J’ose croire qu’il existe d’autres méthodes. Des méthodes où le pouvoir ne serait pas exercé en permanence sur l’adolescent pour faire passer un message. J’ai également été formée comme cela, mais en ouvrant la réflexion, je me demande si la bienveillance associée à l’exigence ne serait pas la solution. Par quel canal est-il possible d’être dur mais juste ? Tiphaine et moi, malgré nos cinq ans de différence, avons vécu le même type de formation. Notre échange téléphonique a réveillé en moi de nombreux souvenirs. J’ai également une trace très forte de ma période au pôle espoir. J’avais quinze ans lorsque j’ai quitté ma famille pour rejoindre l’internat et la grande ville de Mulhouse. Je n’avais jamais vraiment pensé à être volleyeuse professionnelle. Mon premier formateur m’a fait passer en moins de deux ans d’un potentiel extraordinaire (j’étais la chouchoute) à une moins-que-rien. Tout est allé trop vite. J’enchainais les étés en équipe nationale jeune, je ne pouvais pas rentrer voir ma famille pendant les vacances, je m’entrainais deux fois par jour, c’était trop d’un coup. Je n’étais qu’une adolescente qui venait de démarrer la pratique !
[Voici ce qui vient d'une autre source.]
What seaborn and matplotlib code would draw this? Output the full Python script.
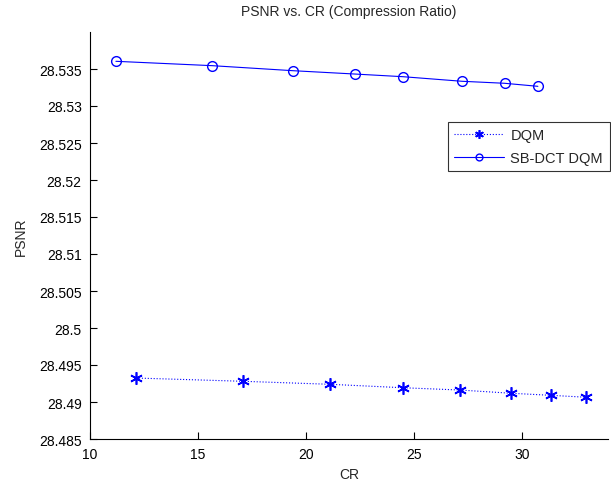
import matplotlib
matplotlib.use("Agg")
import matplotlib.pyplot as plt
import seaborn as sns
import pandas as pd
from matplotlib.ticker import FuncFormatter

cr_dqm = [12.13, 17.07, 21.14, 24.48, 27.13, 29.52, 31.37, 33.0]
psnr_dqm = [28.49324, 28.4928, 28.49239, 28.49193, 28.49162, 28.49118, 28.4909, 28.49064]
cr_sb = [11.20, 15.66, 19.41, 22.27, 24.50, 27.24, 29.21, 30.75]
psnr_sb = [28.53604, 28.53545, 28.53477, 28.53432, 28.53396, 28.53334, 28.53307, 28.53266]
yticks = [28.485, 28.49, 28.495, 28.5, 28.505, 28.51, 28.515, 28.52, 28.525, 28.53, 28.535]
xticks = [10, 15, 20, 25, 30]

sns.set_style("white")
plt.rcParams['font.family'] = ['Liberation Sans', 'DejaVu Sans']

fig = plt.figure(figsize=(6.11, 4.81), dpi=100)
ax = fig.add_axes([90/611, 41/481, 518/611, 407/481])

blue = (0, 0, 1)
df1 = pd.DataFrame({"CR": cr_dqm, "PSNR": psnr_dqm})
df2 = pd.DataFrame({"CR": cr_sb, "PSNR": psnr_sb})
sns.lineplot(data=df1, x="CR", y="PSNR", ax=ax, color=blue, linestyle=':',
             marker=(6, 2, 0), markersize=9, markeredgewidth=1.2,
             markeredgecolor=blue, markerfacecolor=blue, linewidth=0.8,
             label="DQM", sort=False)
sns.lineplot(data=df2, x="CR", y="PSNR", ax=ax, color=blue, linestyle='-',
             marker='o', markersize=7, markerfacecolor='none', markeredgecolor=blue,
             markeredgewidth=1.0, linewidth=0.8, label="SB-DCT DQM", sort=False)

ax.set_xlim(10, 34)
ax.set_ylim(28.485, 28.540)
ax.set_xticks(xticks)
ax.set_yticks(yticks)
ax.yaxis.set_major_formatter(FuncFormatter(lambda v, p: ('%.3f' % v).rstrip('0').rstrip('.')))
ax.tick_params(direction='in', length=5, width=0.8, colors='black', labelsize=10,
               left=True, bottom=True, pad=6)
for s in ['top', 'right']:
    ax.spines[s].set_visible(False)
for s in ['left', 'bottom']:
    ax.spines[s].set_color('black')
    ax.spines[s].set_linewidth(0.8)

ax.set_title("PSNR vs. CR (Compression Ratio)", fontsize=10, pad=12)
ax.set_xlabel("CR", fontsize=10, labelpad=4)
ax.set_ylabel("PSNR", fontsize=10, labelpad=8)

leg = ax.legend(loc='upper right', bbox_to_anchor=(1.003, 0.78), frameon=True,
                fancybox=False, fontsize=10.5, handlelength=3.4, borderpad=0.45,
                labelspacing=0.6, handletextpad=0.45, borderaxespad=0, markerscale=0.7)
leg.get_frame().set_edgecolor('black')
leg.get_frame().set_linewidth(0.8)

fig.savefig("out.png", dpi=100, facecolor='white')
Des coachs et des rêves brisés
Ma deuxième année de pôle espoir, j’enchainais les entorses de cheville à répétition, je pleurais toutes les nuits, mes résultats scolaires étaient en chute libre. Pourquoi mon nouveau référent avait-il tant changé à mon égard ? J’ai été écartée du pôle espoir à la fin de ma deuxième année car j’étais trop vieille (16 ans) pour disputer le championnat du monde UNSS. Un vrai but de vie quand on y pense ! J’ai mis une année à me reconstruire (l’année de mon bac) avant de rebondir au centre de formation de l’Asptt Mulhouse. Mes copines ont presque toutes arrêté le volley de haut-niveau après le lycée, même si nous étions quelques rescapées à avoir mené une belle carrière. Elles y croyaient pourtant, elles. C’était leur rêve. Comme Tiphaine, il y a eu beaucoup de rêves brisés. Bien entendu, tout le monde ne pourra pas être professionnelle, alors pourquoi inscrire dans la tête d’une adolescente que « quand on veut on peut » ? Le sport de haut-niveau te permet d’intégrer des valeurs fortes d’abnégation, de respect, de partage avec tes coéquipières et des émotions très fortes.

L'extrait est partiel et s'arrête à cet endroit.